Catherine Shipe East (May 15, 1916 - August 17, 1996) was a U.S. government researcher and feminist referred to as "the midwife to the women's movement". She was a powerful force behind the founding of the National Organization for Women (NOW) and held several influential federal government positions throughout her career.

==Early life==
Catherine Shipe East was born on May 15, 1916, in Barboursville, West Virginia to Bertha Woody and Ulysses Grant Shipe. She was the oldest of three children. Her mother suffered a nervous breakdown when Catherine was eleven years old, and four years later her father committed suicide. Considering teaching her only option at the time, she entered teaching school at Marshall College, but had to withdraw due to financial difficulties' eleven credit short of getting her bachelor's degree.

She married Charles East in 1937, whom she subsequently divorced; they had two daughters. In 1939 took a position with the U.S Civil Service Commission as a clerk. She earned her bachelor's degree in 1943.

==Role in Government==
Catherine Shipe East began her career as a junior civil service examiner with the U.S Civil Service Commission in 1939. She advanced to become the chief of the career service division before going to work for the Department of Labor in 1963. She served as the technical adviser to the President's Commission on the Status of Women and participated in the research and writing of the commission's report, American Women, published in 1963. After the release of this report, President John F. Kennedy created the Interdepartmental Committee on the Status of Women and the Citizen's Advisory Council on the Status of Women, appointing East to serve as executive secretary for both groups.

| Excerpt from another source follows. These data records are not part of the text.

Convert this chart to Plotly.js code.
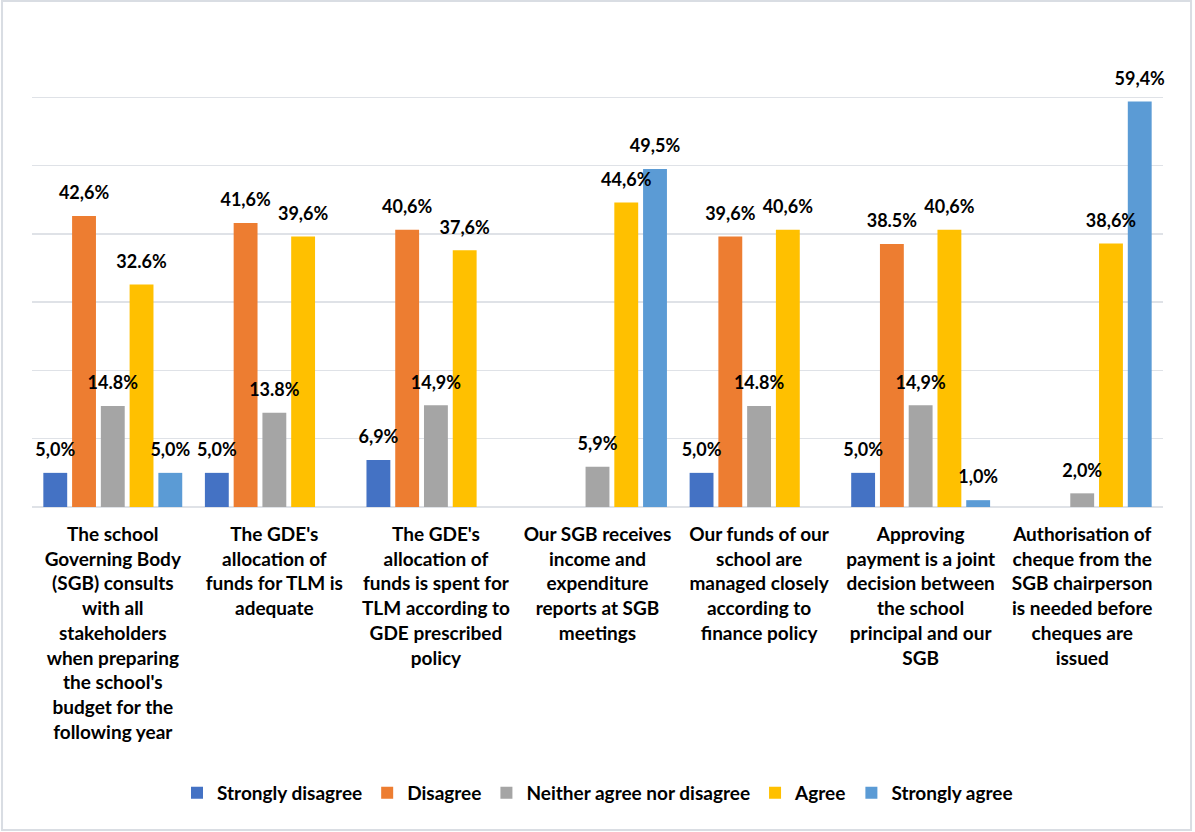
<!DOCTYPE html>
<html>
<head>
<meta charset="utf-8">
<script src="https://cdn.plot.ly/plotly-3.0.1.min.js"></script>
<style>
html,body{margin:0;padding:0;background:#fff;}
#chart{width:1195px;height:832px;}
</style>
</head>
<body>
<div id="chart"></div>
<script>
const categories = [
  "The school<br>Governing Body<br>(SGB) consults<br>with all<br>stakeholders<br>when preparing<br>the school's<br>budget for the<br>following year",
  "The GDE's<br>allocation of<br>funds for TLM is<br>adequate",
  "The GDE's<br>allocation of<br>funds is spent for<br>TLM according to<br>GDE prescribed<br>policy",
  "Our SGB receives<br>income and<br>expenditure<br>reports at SGB<br>meetings",
  "Our funds of our<br>school are<br>managed closely<br>according to<br>finance policy",
  "Approving<br>payment is a joint<br>decision between<br>the school<br>principal and our<br>SGB",
  "Authorisation of<br>cheque from the<br>SGB chairperson<br>is needed before<br>cheques are<br>issued"
];
const seriesNames = ["Strongly disagree", "Disagree", "Neither agree nor disagree", "Agree", "Strongly agree"];

const stronglyDisagree = [5.0, 5.0, 6.9, null, 5.0, 5.0, null];
const disagree         = [42.6, 41.6, 40.6, null, 39.6, 38.5, null];
const neither          = [14.8, 13.8, 14.9, 5.9, 14.8, 14.9, 2.0];
const agree            = [32.6, 39.6, 37.6, 44.6, 40.6, 40.6, 38.6];
const stronglyAgree    = [5.0, null, null, 49.5, null, 1.0, 59.4];

const stronglyDisagreeLabels = ["5,0%", "5,0%", "6,9%", "", "5,0%", "5,0%", ""];
const disagreeLabels         = ["42,6%", "41,6%", "40,6%", "", "39,6%", "38.5%", ""];
const neitherLabels          = ["14.8%", "13.8%", "14,9%", "5,9%", "14.8%", "14,9%", "2,0%"];
const agreeLabels            = ["32.6%", "39,6%", "37,6%", "44,6%", "40,6%", "40,6%", "38,6%"];
const stronglyAgreeLabels    = ["5,0%", "", "", "49,5%", "", "1,0%", "59,4%"];

const colors = ["#4472C4", "#ED7D31", "#A5A5A5", "#FFC000", "#5B9BD5"];

const values = [stronglyDisagree, disagree, neither, agree, stronglyAgree];
const labels = [stronglyDisagreeLabels, disagreeLabels, neitherLabels, agreeLabels, stronglyAgreeLabels];

const FONT = "Lato, 'Open Sans', sans-serif";

const traces = [];
values.forEach((vals, i) => {
  traces.push({
    type: "bar",
    name: seriesNames[i],
    x: categories,
    y: vals,
    marker: {color: colors[i]},
    hoverinfo: "skip"
  });
});
values.forEach((vals, i) => {
  traces.push({
    type: "scatter",
    mode: "markers+text",
    x: categories,
    y: vals,
    text: labels[i],
    textposition: "top center",
    textfont: {family: FONT, size: 18, color: "#000", weight: "bold"},
    marker: {size: 18, opacity: 0, color: colors[i]},
    showlegend: false,
    hoverinfo: "skip",
    cliponaxis: false
  });
});

const layout = {
  width: 1195,
  height: 832,
  margin: {l: 32, r: 32, t: 29, b: 325},
  paper_bgcolor: "#fff",
  plot_bgcolor: "#fff",
  barmode: "group",
  bargap: 0.11,
  bargroupgap: 0.17,
  scattermode: "group",
  scattergap: 0.11,
  font: {family: FONT, color: "#000"},
  xaxis: {
    type: "category",
    showgrid: false,
    showline: false,
    ticks: "",
    tickfont: {family: FONT, size: 19, color: "#000", weight: "bold"},
    tickangle: 0,
    ticklabelstandoff: 14,
    automargin: false
  },
  yaxis: {
    range: [0, 70],
    dtick: 10,
    showticklabels: false,
    showgrid: true,
    gridcolor: "#dfe2e7",
    gridwidth: 1.5,
    zeroline: true,
    zerolinecolor: "#dfe2e7",
    zerolinewidth: 1.5,
    fixedrange: true
  },
  legend: {
    orientation: "h",
    x: 0.5,
    xanchor: "center",
    y: -0.598,
    yanchor: "middle",
    font: {family: FONT, size: 19, color: "#000", weight: "bold"},
    itemclick: false
  },
  shapes: [{
    type: "rect",
    xref: "paper", yref: "paper",
    x0: -0.0265, x1: 1.0248, y0: -0.6757, y1: 1.0586,
    line: {color: "#d9dde3", width: 2},
    fillcolor: "rgba(0,0,0,0)",
    layer: "below"
  }]
};

Plotly.newPlot("chart", traces, layout, {displayModeBar: false, staticPlot: true});
</script>
</body>
</html>
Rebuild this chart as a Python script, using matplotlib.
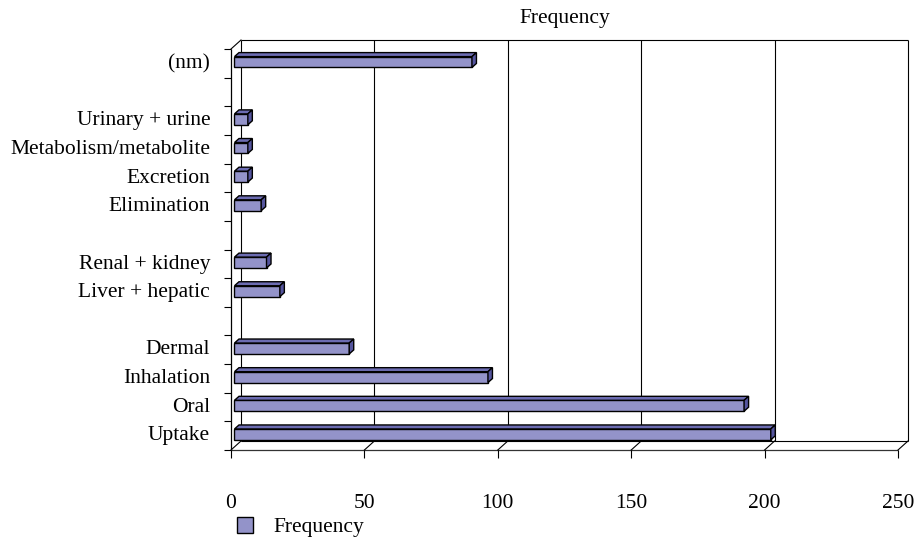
import numpy as np
import matplotlib.pyplot as plt
import matplotlib.transforms as mtransforms
from matplotlib.patches import Polygon
from matplotlib.lines import Line2D

# Данные (снизу вверх, пустые строки - разрывы между группами)
categories = ["Uptake", "Oral", "Inhalation", "Dermal", "",
              "Liver + hepatic", "Renal + kidney", "",
              "Elimination", "Excretion", "Metabolism/metabolite",
              "Urinary + urine", "", "(nm)"]
frequency = [201, 191, 95, 43, None, 17, 12, None, 10, 5, 5, 5, None, 89]
x_ticks = [0, 50, 100, 150, 200, 250]

front_c = '#9393c9'
top_c = '#6c6cb2'
side_c = '#55559e'

plt.rcParams['font.family'] = ['Liberation Serif', 'DejaVu Serif']
fs = 15.5

W, H = 917, 539
fig = plt.figure(figsize=(W / 100, H / 100), dpi=100)
ax = fig.add_axes([231 / W, (H - 450) / H, (898 - 231) / W, (450 - 49) / H])
ax.patch.set_visible(False)
for s in ax.spines.values():
    s.set_visible(False)

n = len(categories)
ypos = np.arange(n)
vals = np.array([np.nan if v is None else v for v in frequency], dtype=float)

ax.set_xlim(0, 250)
ax.set_ylim(-0.5, n - 0.5)

# смещение задней стенки (псевдо-3D)
depth = (10, 9)
back = mtransforms.offset_copy(ax.transData, fig=fig, x=depth[0], y=depth[1], units='dots')
ident = mtransforms.IdentityTransform()

# задняя стенка
ax.vlines(x_ticks, -0.5, n - 0.5, transform=back, color='black', lw=0.8, zorder=1, clip_on=False)
ax.hlines([-0.5, n - 0.5], 0, 250, transform=back, color='black', lw=0.8, zorder=1, clip_on=False)

# пол и левая стенка: передние линии
ax.hlines(-0.5, 0, 250, color='#333333', lw=0.9, zorder=1, clip_on=False)
ax.vlines(0, -0.5, n - 0.5, color='black', lw=0.9, zorder=1, clip_on=False)

# диагонали
for x in x_ticks:
    p0 = ax.transData.transform((x, -0.5))
    fig.add_artist(Line2D([p0[0], p0[0] + depth[0]], [p0[1], p0[1] + depth[1]],
                          transform=ident, color='black', lw=0.8))
p0 = ax.transData.transform((0, n - 0.5))
fig.add_artist(Line2D([p0[0], p0[0] + depth[0]], [p0[1], p0[1] + depth[1]],
                      transform=ident, color='black', lw=0.8))

# столбцы
bar_plane = mtransforms.offset_copy(ax.transData, fig=fig, x=3.5, y=3, units='dots')
bh = 0.38
yc = ypos - 0.06
mask = ~np.isnan(vals)
bars = ax.barh(yc[mask], vals[mask], height=bh, color=front_c, edgecolor='black',
               lw=1, transform=bar_plane, zorder=4, label='Frequency', clip_on=False)

d = np.array([4.5, 4.0])
for y, v in zip(yc[mask], vals[mask]):
    br = bar_plane.transform((v, y - bh / 2))
    tl = bar_plane.transform((0, y + bh / 2))
    tr = bar_plane.transform((v, y + bh / 2))
    top = Polygon([tl, tr, tr + d, tl + d], closed=True, transform=ident,
                  facecolor=top_c, edgecolor='black', lw=1, zorder=3)
    side = Polygon([br, tr, tr + d, br + d], closed=True, transform=ident,
                   facecolor=side_c, edgecolor='black', lw=1, zorder=3)
    fig.add_artist(top)
    fig.add_artist(side)

ax.set_xlim(0, 250)
ax.set_ylim(-0.5, n - 0.5)

# оси
ax.set_xticks(x_ticks)
ax.tick_params(axis='x', direction='out', length=6, width=0.8, pad=26, labelsize=fs)
ax.set_yticks(np.arange(-0.5, n), [])
ax.tick_params(axis='y', which='major', direction='out', length=5, width=0.8)
ax.set_yticks(ypos + 0.08, categories, minor=True)
ax.tick_params(axis='y', which='minor', length=0, pad=15, labelsize=fs)

fig.text(565 / W, (H - 19) / H, 'Frequency', ha='center', va='center', fontsize=fs)

ax.legend(handles=[bars], loc='center left', bbox_to_anchor=(237 / W, (H - 527) / H),
          bbox_transform=fig.transFigure, frameon=False, fontsize=fs,
          handlelength=0.75, handleheight=0.75, handletextpad=0.95,
          borderpad=0, borderaxespad=0)

plt.savefig('out.png', dpi=100)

==National Organization for Women==
Through her position as a government insider, Catherine East served as a foundational conduit of information for feminists across the nation. She believed that women needed a powerful organization similar to the NAACP. She encouraged Betty Friedan, who referred to her as "the midwife to the women's movement, and other women in her circle to create the National Organization for Women, in order to have an organization that could function outside of the government to create change in government policies.

Catherine East was part of NOW's first Legal Committee, along with Mary Eastwood, Phineas Indritz, and Caruthers Berger.

==Activism and awards==
After retiring from government service in 1977, East became a full-time activist, working to pass the Equal Rights Amendment in Virginia and nationally and serving as women's issues coordinator in the John Anderson Presidential campaign (Nov. 1979 - Nov. 1980) and as legislative director of the National Women's Political Caucus (Oct. 1983 - Dec. 1986). She served on the board of the National Organization for Women's Legal Defense and Education Fund from 1979 to 1983.

She took part in a study of how newspapers handled various women's issues and co-authored a report called "New Directions for News." She was an active member of numerous organizations, such as the American Association of University Women, American Civil Liberties Union, League of Women Voters, National Woman's Party, and Planned Parenthood. She also received numerous awards, including WEAL's Elizabeth Boyer Award in 1983 for her "outstanding contribution to the advancement of women," and the Veteran Feminists of America Medal of Honor in 1993. She was inducted into the National Women's Hall of Fame in 1994. A longtime resident of Arlington, Va., East moved to Ithaca, N.Y., in early 1996 to be near her youngest daughter. She died on August 17, 1996, in Ithaca, New York.